Let us add Chair \(0\) at the left end and Chair \(N+1\) at the right end. We see these chairs as marked.

Let \(f(l,r)\) be the expected number of chairs - considering only the \(l\)-th through \(r\)-th chairs from the left - that will get marked from now on when the \(l\)-th and \(r\)-th chairs are already marked, but the others are not. The answer we should find is \(f(1, N+2)\).

If we have no nice chairs here, \(f(l,r)=0\). Otherwise, it is \(1+\sum_{i=1}^{k} (f(l,s_i)+f(s_i,r))/k\), where the nice chairs are Chairs \(s_1, s_2, \ldots, s_k\).

We can find \(f\) in \(O(N^3)\) time with DP on segments, but it would be too slow.
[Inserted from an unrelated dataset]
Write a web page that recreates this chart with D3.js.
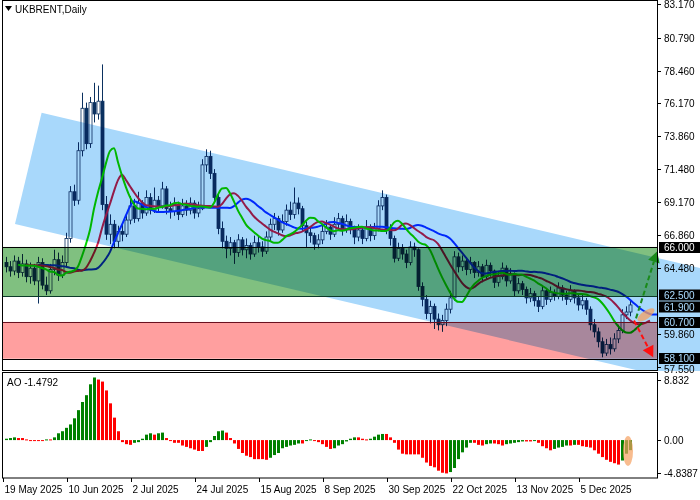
<!DOCTYPE html>
<html><head><meta charset="utf-8">
<script src="https://cdn.jsdelivr.net/npm/d3@7"></script>
<style>body{margin:0;background:#fff}svg{display:block}text{font-family:"Liberation Sans",Arial,sans-serif}</style>
</head><body><svg id="c" width="700" height="500"></svg>
<script>
const close=[64.6,64.3,65.0,64.2,64.8,63.9,64.5,63.6,64.9,63.3,
62.9,64.4,65.1,64.0,64.9,66.6,69.9,69.3,72.8,75.8,
73.3,76.2,75.4,76.3,69.0,66.9,67.6,66.4,67.1,66.9,
67.9,68.9,68.0,69.1,68.4,69.5,68.6,69.3,68.9,70.1,
68.7,68.5,69.0,68.3,68.9,68.6,69.1,68.4,68.7,71.8,
72.4,71.2,69.5,67.3,66.4,65.9,66.3,65.6,66.5,65.8,
66.1,65.5,66.3,66.0,65.7,66.7,67.6,68.0,67.2,67.8,
68.6,68.3,69.1,68.7,67.5,67.0,66.8,66.2,66.5,67.1,
67.4,66.9,67.6,68.0,67.2,67.8,67.3,66.7,67.2,66.6,
67.4,66.8,67.3,68.9,69.5,67.3,66.6,65.2,65.9,65.5,
64.9,66.0,65.8,63.2,62.3,61.3,61.8,60.9,60.5,60.8,
61.6,62.4,65.3,64.6,65.0,64.4,64.9,64.2,64.6,63.9,
64.7,64.3,63.5,63.9,64.5,63.6,64.1,62.9,63.4,63.0,
62.4,62.7,62.2,61.8,62.9,62.3,62.8,62.5,63.1,62.6,
62.3,62.9,62.4,61.9,62.2,61.6,60.5,60.0,59.3,58.5,
59.1,58.8,59.5,60.1,61.2,61.4,61.9];
const high=[65.3,65.0,65.4,65.3,65.5,65.1,64.9,64.8,65.3,65.2,
63.9,64.8,65.8,65.6,65.4,67.0,70.3,70.4,73.4,76.9,
76.2,76.6,77.6,77.4,78.9,69.6,68.3,67.9,67.5,67.6,
68.3,69.6,69.4,69.9,69.3,70.0,69.8,70.2,69.6,70.6,
70.3,69.2,69.5,69.2,69.4,69.3,69.5,69.3,69.2,72.2,
72.9,72.8,71.5,69.8,67.8,66.8,66.7,66.5,66.9,66.7,
66.6,66.3,66.8,66.7,66.4,67.1,68.0,68.4,68.2,68.3,
69.0,69.2,70.2,69.5,68.9,67.8,67.4,67.0,66.9,67.5,
67.9,67.6,68.1,68.4,68.2,68.3,68.0,67.5,67.6,67.4,
67.9,67.6,67.7,69.3,70.0,69.7,67.6,66.8,66.3,66.2,
65.8,66.4,66.3,65.9,63.5,62.6,62.2,62.0,61.3,61.2,
62.0,62.9,65.7,65.6,65.4,65.2,65.3,65.0,65.0,64.8,
65.1,64.9,64.4,64.3,64.9,64.7,64.5,64.2,63.8,63.6,
63.2,63.1,62.9,62.5,63.3,63.1,63.2,63.0,63.5,63.3,
62.9,63.3,63.0,62.6,62.6,62.4,61.8,60.9,60.3,59.6,
59.5,59.6,59.9,60.5,61.6,61.8,62.3];
const low=[64.2,63.9,64.0,63.8,63.9,63.5,63.4,63.3,62.0,63.0,
62.6,62.7,64.0,63.6,63.8,64.6,66.3,68.9,69.0,72.4,
72.9,73.0,74.8,75.0,68.6,66.5,66.2,65.9,66.0,66.4,
66.7,67.6,67.7,67.8,68.0,68.2,68.3,68.4,68.5,68.7,
68.3,68.0,68.2,67.9,68.1,68.2,68.3,68.0,68.1,68.6,
71.3,70.8,69.1,66.9,65.9,65.2,65.4,64.8,65.3,65.4,
65.2,65.1,65.3,65.6,65.3,65.5,66.4,67.2,66.8,67.0,
67.5,67.9,68.0,68.3,67.1,66.0,66.3,65.8,65.9,66.2,
66.9,66.5,66.7,67.2,66.8,67.0,66.9,66.2,66.4,66.2,
66.4,66.4,66.5,67.1,68.6,66.9,66.1,64.9,65.0,65.1,
64.5,64.7,65.3,62.9,61.8,60.9,60.6,60.2,60.1,60.0,
60.4,61.3,62.2,64.2,64.3,64.0,64.1,63.8,63.9,63.5,
63.7,63.9,63.1,63.2,63.7,63.2,63.4,62.5,62.7,62.6,
62.0,62.1,61.8,61.4,61.6,61.9,62.1,62.2,62.3,62.2,
61.9,62.1,62.0,61.5,61.6,61.2,60.1,59.6,58.9,58.2,
58.3,58.4,58.6,59.2,59.9,60.9,61.1];
const firstOpen=64.9;
const aoValues=[0.2,0.3,0.4,0.3,0.3,0.1,-0.1,-0.1,-0.1,-0.1,
0.1,0.1,0.4,1.0,1.3,1.8,2.3,3.2,4.4,5.6,
6.6,8.2,9.2,8.9,8.6,7.3,5.4,3.3,1.3,-0.3,
-0.6,-0.7,-0.4,-0.3,0.2,0.8,1.0,0.8,1.0,1.1,
0.3,-0.1,-0.4,-0.4,-0.8,-1.0,-1.2,-1.4,-1.6,-1.6,
-1.0,-0.3,0.6,1.3,1.4,1.1,0.3,-0.5,-1.3,-1.9,
-2.3,-2.5,-2.8,-2.8,-2.8,-2.9,-2.6,-2.2,-1.9,-1.2,
-1.0,-0.8,-0.7,-0.5,-0.5,-0.1,0.1,-0.1,-0.3,-0.6,
-1.0,
-1.3,-1.2,-0.8,-0.6,-0.2,0.2,0.4,0.4,0.2,0.1,
0.2,0.5,0.8,0.9,0.9,0.4,-0.4,-1.4,-2.0,-2.1,
-2.1,-2.1,-2.1,-2.6,-3.3,-3.8,-4.0,-4.5,-4.8,-4.9,
-4.7,-4.1,-2.8,-1.8,-1.1,-0.4,-0.4,-0.7,-0.8,-0.6,
-0.5,-0.5,-0.6,-0.8,-0.6,-0.5,-0.4,-0.3,-0.2,-0.2,
-0.2,-0.1,-0.4,-0.9,-1.2,-1.5,-1.3,-1.1,-1.0,-0.8,
-0.8,-0.7,-0.7,-0.9,-1.0,-1.1,-1.5,-2.0,-2.5,-2.9,
-3.2,-3.4,-3.6,-3.0,-2.0,-1.4792];
const dateLabels=["19 May 2025","10 Jun 2025","2 Jul 2025","24 Jul 2025","15 Aug 2025","8 Sep 2025","30 Sep 2025","22 Oct 2025","13 Nov 2025","5 Dec 2025"];
const dateIdx=[0,16,32,48,64,80,96,112,128,144];
const priceTicks=[83.170,80.790,78.460,76.170,73.860,71.480,69.170,66.860,64.480,59.860,57.550];
const boxLevels=[66.000,62.500,61.900,60.700,58.100];
const greenZone=[66.0,62.5], redZone=[60.7,58.1];
const channelPts=[[8.9,75.49],[173.5,64.51],[173.5,56.24],[2.25,67.62]];
const aoTicks=[8.832,0.00,-4.8387];

const svg=d3.select("#c");
const PR=657, MB=370, AT=373, AB=478;
const x=d3.scaleLinear().domain([0,156]).range([6,630]);
const y=d3.scaleLinear().domain([57.55,83.17]).range([366.5,4]);
const ya=d3.scaleLinear().domain([-4.8387,8.832]).range([473,380]);
const N=close.length;
const open=close.map((c,i)=>i?close[i-1]:firstOpen);
const defs=svg.append("defs");
defs.append("clipPath").attr("id","cm").append("rect").attr("x",2).attr("y",0).attr("width",PR-2).attr("height",MB);
defs.append("clipPath").attr("id","cw").append("rect").attr("x",2).attr("y",0).attr("width",698).attr("height",MB+1);
const g=svg.append("g").attr("clip-path","url(#cm)");
for(let i=0;i<N;i++){
  const cx=Math.round(x(i))+0.5, up=close[i]>=open[i];
  g.append("line").attr("x1",cx).attr("x2",cx).attr("y1",y(high[i])).attr("y2",y(low[i])).attr("stroke","#0b3160");
  const t=y(Math.max(open[i],close[i])), b=y(Math.min(open[i],close[i]));
  g.append("rect").attr("x",cx-1.5).attr("y",t).attr("width",3).attr("height",Math.max(1,b-t))
    .attr("fill",up?"#fff":"#0b3160").attr("stroke","#0b3160").attr("stroke-width",0.8);
}
const med=high.map((h,i)=>(h+low[i])/2);
function smma(n){const r=[];let v=med[0];for(let i=0;i<N;i++){v=i?(v*(n-1)+med[i])/n:v;r.push(v);}return r;}
[[13,8,"#0030ff"],[8,5,"#e0204a"],[5,3,"#00d800"]].forEach(([n,s,col])=>{
  const pts=smma(n).map((p,i)=>[x(i+s),y(p)]);
  g.append("path").attr("d",d3.line().curve(d3.curveMonotoneX)(pts)).attr("fill","none").attr("stroke",col).attr("stroke-width",2);
});
const ax=svg.append("g").style("font-size","10px");
priceTicks.forEach(p=>{
  const yy=Math.round(y(p))+0.5;
  ax.append("line").attr("x1",PR).attr("x2",PR+4).attr("y1",yy).attr("y2",yy).attr("stroke","#000");
  ax.append("text").attr("x",664).attr("y",yy+3.5+(p===57.55?2:0)).text(p.toFixed(3));
});
const nudge={62.5:-1.5,61.9:1.5,58.1:-1};
boxLevels.forEach(p=>{
  const yy=Math.round(y(p))+0.5+(nudge[p]||0);
  ax.append("rect").attr("x",659).attr("y",yy-5.5).attr("width",41).attr("height",11).attr("fill","#000");
  ax.append("text").attr("x",664).attr("y",yy+3.5).attr("fill","#fff").text(p.toFixed(3));
});
const ov=svg.append("g").attr("clip-path","url(#cw)").style("mix-blend-mode","multiply");
ov.append("rect").attr("x",2).attr("width",PR-2).attr("y",y(greenZone[0])).attr("height",y(greenZone[1])-y(greenZone[0])).attr("fill","#80c080").style("mix-blend-mode","multiply");
ov.append("rect").attr("x",2).attr("width",PR-2).attr("y",y(redZone[0])).attr("height",y(redZone[1])-y(redZone[0])).attr("fill","#ff9f9f").style("mix-blend-mode","multiply");
ov.append("path").attr("d","M"+channelPts.map(([i,p])=>[x(i),y(p)]).join("L")+"Z").attr("fill","#a8d8fb").style("mix-blend-mode","multiply");
[[greenZone[0],"#000"],[greenZone[1],"#0c3a28"],[redZone[0],"#6a1020"],[redZone[1],"#000"]].forEach(([p,c])=>{
  svg.append("line").attr("x1",2).attr("x2",PR).attr("y1",Math.round(y(p))+0.5).attr("y2",Math.round(y(p))+0.5).attr("stroke",c);
});
function arrow(i0,p0,i1,p1,col){
  const x0=x(i0),y0=y(p0),x1=x(i1),y1=y(p1);
  const ang=Math.atan2(y1-y0,x1-x0), L=11;
  const bx=x1-L*Math.cos(ang), by=y1-L*Math.sin(ang);
  svg.append("line").attr("x1",x0).attr("y1",y0).attr("x2",bx).attr("y2",by).attr("stroke",col).attr("stroke-width",2).attr("stroke-dasharray","5,3");
  const px=Math.sin(ang)*6, py=-Math.cos(ang)*6;
  svg.append("path").attr("d",`M${x1},${y1}L${bx+px},${by+py}L${bx-px},${by-py}Z`).attr("fill",col);
}
arrow(157.5,60.95,162.8,65.7,"#1a8a1a");
arrow(157,60.8,161.8,58.2,"#ff1010");
svg.append("ellipse").attr("cx",x(160)).attr("cy",y(61.2)).attr("rx",10).attr("ry",4)
  .attr("transform",`rotate(-35,${x(160)},${y(61.2)})`).attr("fill","#f5a060").attr("opacity",0.75);
aoValues.forEach((v,i)=>{
  const up=i===0?true:v>aoValues[i-1];
  const y0=ya(0), y1=ya(v);
  svg.append("rect").attr("x",Math.round(x(i))-1).attr("width",3).attr("y",Math.min(y0,y1)).attr("height",Math.max(1,Math.abs(y1-y0))).attr("fill",up?"#008000":"#ff0000");
});
svg.append("ellipse").attr("cx",x(155.5)).attr("cy",ya(-1.6)).attr("rx",5).attr("ry",15).attr("fill","#f5a060").attr("opacity",0.7);
svg.append("rect").attr("x",2.5).attr("y",0.5).attr("width",PR-2).attr("height",MB).attr("fill","none").attr("stroke","#000");
svg.append("rect").attr("x",2.5).attr("y",AT-0.5).attr("width",PR-2).attr("height",AB-AT+0.5).attr("fill","none").attr("stroke","#000");
const ax2=svg.append("g").style("font-size","10px");
aoTicks.forEach(v=>{
  const yy=Math.round(ya(v))+0.5;
  ax2.append("line").attr("x1",PR).attr("x2",PR+4).attr("y1",yy).attr("y2",yy).attr("stroke","#000");
  ax2.append("text").attr("x",664).attr("y",yy+3.5).text(v===0?"0.00":String(v));
});
dateIdx.forEach((d,k)=>{
  const xx=Math.round(x(d))-2.5;
  ax2.append("line").attr("x1",xx).attr("x2",xx).attr("y1",AB).attr("y2",AB+4).attr("stroke","#000");
  ax2.append("text").attr("x",xx+1).attr("y",493).text(dateLabels[k]);
});
svg.append("path").attr("d","M5,6L12,6L8.5,11Z").attr("fill","#000");
svg.append("text").attr("x",15).attr("y",13).style("font-size","10px").text("UKBRENT,Daily");
svg.append("text").attr("x",7).attr("y",386).style("font-size","10px").text("AO -1.4792");
</script></body></html>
Let us consider separately finding \(\sum_{i=1}^{k}f(l,s\_i)\) and \(\sum_{i=1}^{k}f(s_{i},r)\). Then, what we need to do is to find the sum of \(f(l,j)\) and that of \(f(j,r)\) over \(j\) such that \(l < j < r, a_{l} < a_{j} < a_{r}\). We can do it in \(O(\log N)\) time with Fenwick Tree or Segment Tree.

We can do the whole process in \(O(N^2 \log N)\) time, which is fast enough.